Nigerian politician (1935–2025)

Victor Omololu Sowemimo Olunloyo (14 April 1935 – 6 April 2025) was a Nigerian mathematician and politician who served as the governor of Oyo State from 1 October 1983 to 31 December 1983, when the military regime of General Muhammadu Buhari took power. He later became a power in the Peoples Democratic Party (PDP) in Oyo State.

==Background==
Victor Omololu Sowemimo Olunloyo was born in Ibadan on 14 April 1935. His father, Horatio Olunloyo was Christian and his late mother Alhaja Bintu Tejumola Abebi Olunloyo who died October 2013 at 102 years old was Muslim.
His father died in December 1948 when Victor Olunloyo was 13 years old.
Olunloyo gained a PhD from St. Andrews University in 1961. His thesis was on the Numerical Determination of the Solutions of Eigenvalue Problems of the Sturm–Liouville Type.
He published several other papers on number theory and applied mathematics.

Olunloyo was appointed Commissioner for Economic Development for the Western Region in 1962 at the age of 27, in the cabinet of Dr. Moses Majekodunmi. He was re-appointed when Colonel Adeyinka Adebayo was appointed military governor of Western State. Other positions included Commissioner for Community Development, Education (twice), Special Duties, Local Government and Chieftaincy Affairs which includes crowning of two of Nigeria's monarchs namely the Alaafin of Oyo, Oba Lamidi Adeyemi III and the Soun of Ogbomosho King Oyewunmi. He was appointed chairman of the Western Nigerian Development Corporation.

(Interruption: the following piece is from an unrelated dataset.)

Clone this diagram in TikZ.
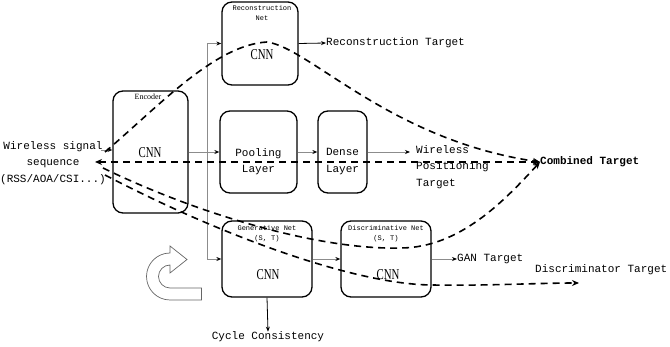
\documentclass[tikz,border=0pt]{standalone}
\usepackage{fontspec}
\setmainfont{Liberation Serif}
\newfontfamily\monof{Liberation Mono}
\newfontfamily\cnnf[FakeStretch=0.72]{Liberation Serif}
\usetikzlibrary{arrows.meta}
\begin{document}
\begin{tikzpicture}[x=1pt,y=-1pt,
 box/.style={draw,line width=1.3pt,rounded corners=10pt,inner sep=0pt},
 garrow/.style={draw=black!45,line width=0.9pt,-{Stealth[length=5pt,width=4pt,color=black]}},
 barrow/.style={draw=black,line width=0.8pt,-{Stealth[length=5pt,width=4pt]}},
 dline/.style={line width=1.6pt,dash pattern=on 7pt off 5pt},
 dhead/.style={-{Stealth[length=7pt,width=6pt]}},
 mono/.style={font=\monof\fontsize{11}{16.5}\selectfont,inner sep=0pt},
 small/.style={font=\monof\fontsize{7}{10}\selectfont,align=center,anchor=north,inner sep=0pt},
 cnn/.style={font=\cnnf\fontsize{15}{15}\selectfont,inner sep=0pt}]
\useasboundingbox (0,0) rectangle (670,347);

% boxes
\node[box,minimum width=75pt,minimum height=122pt] (enc) at (150.5,152) {};
\node[box,minimum width=76pt,minimum height=83pt] (rec) at (260,43.5) {};
\node[box,minimum width=77pt,minimum height=82pt] (pool) at (258.5,152) {};
\node[box,minimum width=49pt,minimum height=82pt] (dense) at (342.5,152) {};
\node[box,minimum width=90pt,minimum height=76pt] (gen) at (267,259) {};
\node[box,minimum width=90pt,minimum height=76pt] (disc) at (386,259) {};

% box texts
\node[font=\fontsize{8}{9}\selectfont,inner sep=0pt] (encl) at (148,97) {Encoder};
\node[cnn] (encc) at (150,153) {CNN};
\node[small] (recl) at (262,5) {Reconstruction\\Net};
\node[cnn] (recc) at (262,55) {CNN};
\node[mono,align=center] (poolt) at (258.5,161.5) {Pooling\\Layer};
\node[mono,align=center] (denset) at (342.5,161.5) {Dense\\Layer};
\node[small] (genl) at (267,225) {Generative Net\\(S, T)};
\node[cnn] (genc) at (268,275) {CNN};
\node[small] (discl) at (386,225) {Discriminative Net\\(S, T)};
\node[cnn] (discc) at (388,275) {CNN};

% outer texts
\node[mono,align=center] (inp) at (53,163) {Wireless signal\\sequence\\(RSS/AOA/CSI...)};
\node[mono,anchor=west] (rect) at (326,43) {Reconstruction Target};
\node[mono,anchor=north west,align=left] (wpt) at (416,145) {Wireless\\Positioning\\Target};
\node[font=\monof\bfseries\fontsize{11}{13}\selectfont,inner sep=0pt,anchor=west] (comb) at (540,162) {Combined Target};
\node[mono,anchor=west] (gant) at (457,259) {GAN Target};
\node[mono,anchor=west] (disct) at (535,270) {Discriminator Target};
\node[mono] (cyc) at (268,337) {Cycle Consistency};

% solid connectors
\coordinate (inA) at (101,150);
\draw[garrow] (inA) -- (inA -| enc.west);
\coordinate (j) at (207,152);
\draw[garrow] (enc.east |- j) -- (pool.west |- j);
\draw[garrow] (j) |- (rec.west);
\draw[garrow] (j) |- (gen.west);
\draw[garrow] (pool.east |- j) -- (dense.west |- j);
\coordinate (wend) at (410,152);
\draw[garrow] (dense.east |- j) -- (wend);
\draw[barrow] (rec.east) -- (rect.west);
\draw[garrow] (gen.east) -- (disc.west);
\draw[garrow] (disc.east) -- (gant.west);
\draw[barrow] (gen.south) -- (cyc.north);

% dashed connectors
\coordinate (inB) at (95,162);
\coordinate (cA) at (105,152);
\coordinate (cB) at (103,168);
\coordinate (cC) at (105,175);
\coordinate (dend) at (579,283);
\draw[dline,{Stealth[length=7pt,width=6pt]}-{Stealth[length=7pt,width=6pt]}] (inB) -- (comb.west);
\draw[dline,dhead] (cA) .. controls (160,105) and (215,45) .. (267,42)
  .. controls (310,48) and (390,140) .. (comb.west);
\draw[dline,dhead] (cB) .. controls (200,215) and (320,250) .. (400,248)
  .. controls (460,248) and (505,200) .. (comb.west);
\draw[dline,dhead] (cC) .. controls (230,240) and (360,285) .. (433,285)
  .. controls (480,286) and (540,283) .. (dend);

% U-turn arrow
\draw[draw=black!60,line width=0.7pt,line join=miter]
  (170,253) -- (170,246) -- (187,259.5) -- (170,273) -- (170,265)
  .. controls (163.65,265) and (158.5,270.15) .. (158.5,276.5)
  .. controls (158.5,282.85) and (163.65,288) .. (170,288)
  -- (201.5,288) -- (201.5,300) -- (170,300)
  .. controls (157,300) and (146.5,289.5) .. (146.5,276.5)
  .. controls (146.5,263.5) and (157,253) .. (170,253) -- cycle;
\end{tikzpicture}
\end{document}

Olunloyo died on 6 April 2025, at the age of 89.

==Governor of Oyo State==
In 1983, Olunloyo ran for governor of the old Oyo State on the National Party of Nigeria (NPN) platform, and defeated the incumbent, Bola Ige of the Unity Party of Nigeria (UPN), assuming office in October 1983. His term ended three months later when General Muhammadu Buhari took power and dismissed the elected government on 31 December 1983.

==Later career==
In November 2002, Olunloyo said he would be a candidate for governor of Oyo State in the April 2003 elections.
However, Rasheed Ladoja was eventually chosen as the PDP candidate.
In 2009, he was chairman of a panel to investigate the collapse of a part of the Pharmacy section of the Ladoke Akintola University of Technology. The panel laid blame on the contractor and on the state government, drawing attack from the Oyo State governor Adebayo Alao-Akala.
He was elected chairman of the PDP Planning and Strategy Committee for Ibadanland to prepare for the 2011 election, and was also made chairman of the PDP Media and Publicity Committee for the state. In 2012, Olunloyo abandoned the PDP political party and joined ACN.